Unsupervised learning models are composed of features that are not associated with a response. This means that this type of machine learning algorithms do not have labelled data as their interest lies in the attributes of the features themselves.
In unsupervised learning models there is no concept of training or supervising a dataset as the independent variables or features (x1,x2,x3,..,xn)) are not paired with a response (y). The goal of these problems is to model the underlying structure or distribution of the data to learn more about it.
Many machine learning problems use unsupervised techniques because sometimes it can be very expensive or time consuming to label all data or there can be cases where the data possesses high dimensionality that is not suitable for supervised learning techniques because it could lead to overfitting and have poor test performance.
Some examples of unsupervised learning problems in quantitative finance are the following:
- Portfolio/asset clustering
- Market regime identification
- Trading signal generation with natural language processing
There are two important techniques for unsupervised learning models. They are Dimensionality Reduction and Cluster.
Some machine learning problems have a large number of features that are correlated in a high dimensional space. Dimensionality reduction is the process of reducing the number of features under consideration, by obtaining a set of principal features.
The most common method for Dimensionality Reduction is the Principal Component Analysis (PCA). This method reduces the features/dimensions of the data by transforming their original space into a set of linearly, uncorrelated variables called principal components.

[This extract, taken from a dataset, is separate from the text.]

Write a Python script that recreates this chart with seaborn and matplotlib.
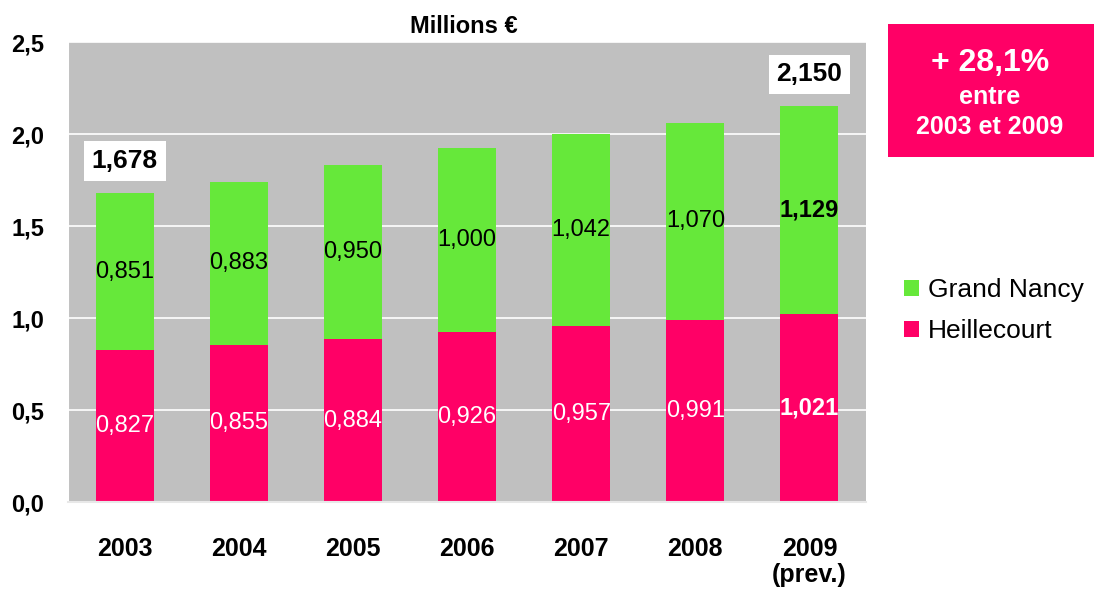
import pandas as pd
import matplotlib.pyplot as plt
import seaborn as sns
from matplotlib.patches import Patch

years = ["2003", "2004", "2005", "2006", "2007", "2008", "2009\n(prev.)"]
heillecourt = [0.827, 0.855, 0.884, 0.926, 0.957, 0.991, 1.021]
grand_nancy = [0.851, 0.883, 0.950, 1.000, 1.042, 1.070, 1.129]
total_labels = {"2003": "1,678", "2009\n(prev.)": "2,150"}
bold_years = ["2009\n(prev.)"]

GREEN = "#66e83a"
PINK = "#ff0066"
GREY = "#c0c0c0"

df = pd.DataFrame({"year": years, "heillecourt": heillecourt, "grand_nancy": grand_nancy})
df["total"] = df["heillecourt"] + df["grand_nancy"]

sns.set_theme(style="white")
plt.rcParams["font.family"] = ["Liberation Sans", "DejaVu Sans"]
plt.rcParams["text.color"] = "black"
plt.rcParams["xtick.color"] = "black"
plt.rcParams["ytick.color"] = "black"

fig = plt.figure(figsize=(10.94, 5.92), dpi=100)
ax = fig.add_axes([0.062, 0.152, 0.730, 0.777])
ax.set_facecolor(GREY)

sns.barplot(data=df, x="year", y="total", color=GREEN, width=0.51, saturation=1,
            linewidth=0, ax=ax, zorder=2)
sns.barplot(data=df, x="year", y="heillecourt", color=PINK, width=0.51, saturation=1,
            linewidth=0, ax=ax, zorder=2)

ax.set_ylim(0, 2.5)
ax.set_xlim(-0.5, len(years) - 0.5)
ax.set_yticks([0, 0.5, 1.0, 1.5, 2.0, 2.5])
ax.set_yticklabels(["0,0", "0,5", "1,0", "1,5", "2,0", "2,5"], fontsize=17, fontweight="bold")
ax.tick_params(axis="y", length=0, pad=17)
ax.tick_params(axis="x", length=0, pad=25, labelsize=18)
for lbl in ax.get_xticklabels():
    lbl.set_fontweight("bold")
    lbl.set_linespacing(1.1)
ax.grid(axis="y", color="white", linewidth=1.2, zorder=1)
ax.set_axisbelow(True)
ax.set_xlabel("")
ax.set_ylabel("")
for side in ["top", "right"]:
    ax.spines[side].set_visible(False)
ax.spines["left"].set_color("white")
ax.spines["left"].set_linewidth(1.5)
ax.spines["bottom"].set_color("#e8e8e8")
ax.spines["bottom"].set_linewidth(1.5)

for i, row in df.iterrows():
    w = "bold" if row["year"] in bold_years else "normal"
    ax.text(i, row["heillecourt"] / 2, f"{row['heillecourt']:.3f}".replace(".", ","),
            ha="center", va="center", color="white", fontsize=17, fontweight=w, zorder=3)
    ax.text(i, row["heillecourt"] + row["grand_nancy"] / 2, f"{row['grand_nancy']:.3f}".replace(".", ","),
            ha="center", va="center", color="black", fontsize=17, fontweight=w, zorder=3)
    if row["year"] in total_labels:
        ax.annotate(total_labels[row["year"]], (i, row["total"]), xytext=(0, 23), textcoords="offset points",
                    ha="center", va="center", fontsize=19, fontweight="bold", zorder=4,
                    bbox=dict(boxstyle="square,pad=0.3", facecolor="white", edgecolor="none"))

fig.text(0.424, 0.955, "Millions €", ha="center", va="center", fontsize=17, fontweight="bold")

# pink highlight box
fig.patches.append(plt.Rectangle((888 / 1094, 1 - 157 / 592), 206 / 1094, 133 / 592,
                                 transform=fig.transFigure, facecolor=PINK, edgecolor="none"))
fig.text(0.905, 1 - 63 / 592, "+ 28,1%", ha="center", va="center", color="white", fontsize=23, fontweight="bold")
fig.text(0.905, 1 - 97 / 592, "entre", ha="center", va="center", color="white", fontsize=18, fontweight="bold")
fig.text(0.905, 1 - 127 / 592, "2003 et 2009", ha="center", va="center", color="white", fontsize=18, fontweight="bold")

handles = [Patch(facecolor=GREEN, edgecolor="none", label="Grand Nancy"),
           Patch(facecolor=PINK, edgecolor="none", label="Heillecourt")]
fig.legend(handles=handles, loc="center left", bbox_to_anchor=(0.805, 0.475), frameon=False,
           fontsize=19, handlelength=0.55, handleheight=0.55, handletextpad=0.35, labelspacing=0.65)

fig.savefig("out.png", dpi=100)
plt.close(fig)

The principal components can be founded as the eigenvectors of the covariance matrix of the data. This procedure tries to preserve the components of the data with the higher variation and remove components with fewer variations. (The Eigenvectors represent the key information of a matrix. These are used when the features/dimensions of the data are high and it is necessary to reduce the dimension to manage the dataset.)
In quantitative finance, this technique could be applied to a large number of correlated stocks in order to reduce their dimensionality by looking at a smaller set of uncorrelated factors.
Another important unsupervised learning technique is Cluster Analysis. Its goal is to assign a cluster label for each observation of a dataset in order to group the dataset in clusters with similar properties. In quantitative finance clustering is used to identify assets with similar characteristics which become useful to construct diversified portfolios.
A key element of the cluster technique is to define the number of clusters K in which the data will be partitioned. Scikit learn library provides a straightforward procedure to perform this task using the K-means algorithm. First we describe the inner steps of the algorithm and then we use and example. The algorithm performs the following steps:
- Pick k clusters centers (centroids) randomly. The number of clusters is given by the k parameter
- Assign each observation of the dataset to the nearest cluster by using the Euclidean Distance between the observation and each centroid.
- Find the new centroid or new cluster mean corresponding to each observation by taking the average of all the points assigned to that cluster.
- Repeat the procedure 2 and 3 until none of the cluster assignment change. This means until the clusters remain stable.
This algorithm can be used for more than one purpose. One good reason to use this algorithm is to identify different clusters of stocks that can support a portfolio diversification strategy among stocks in different clusters.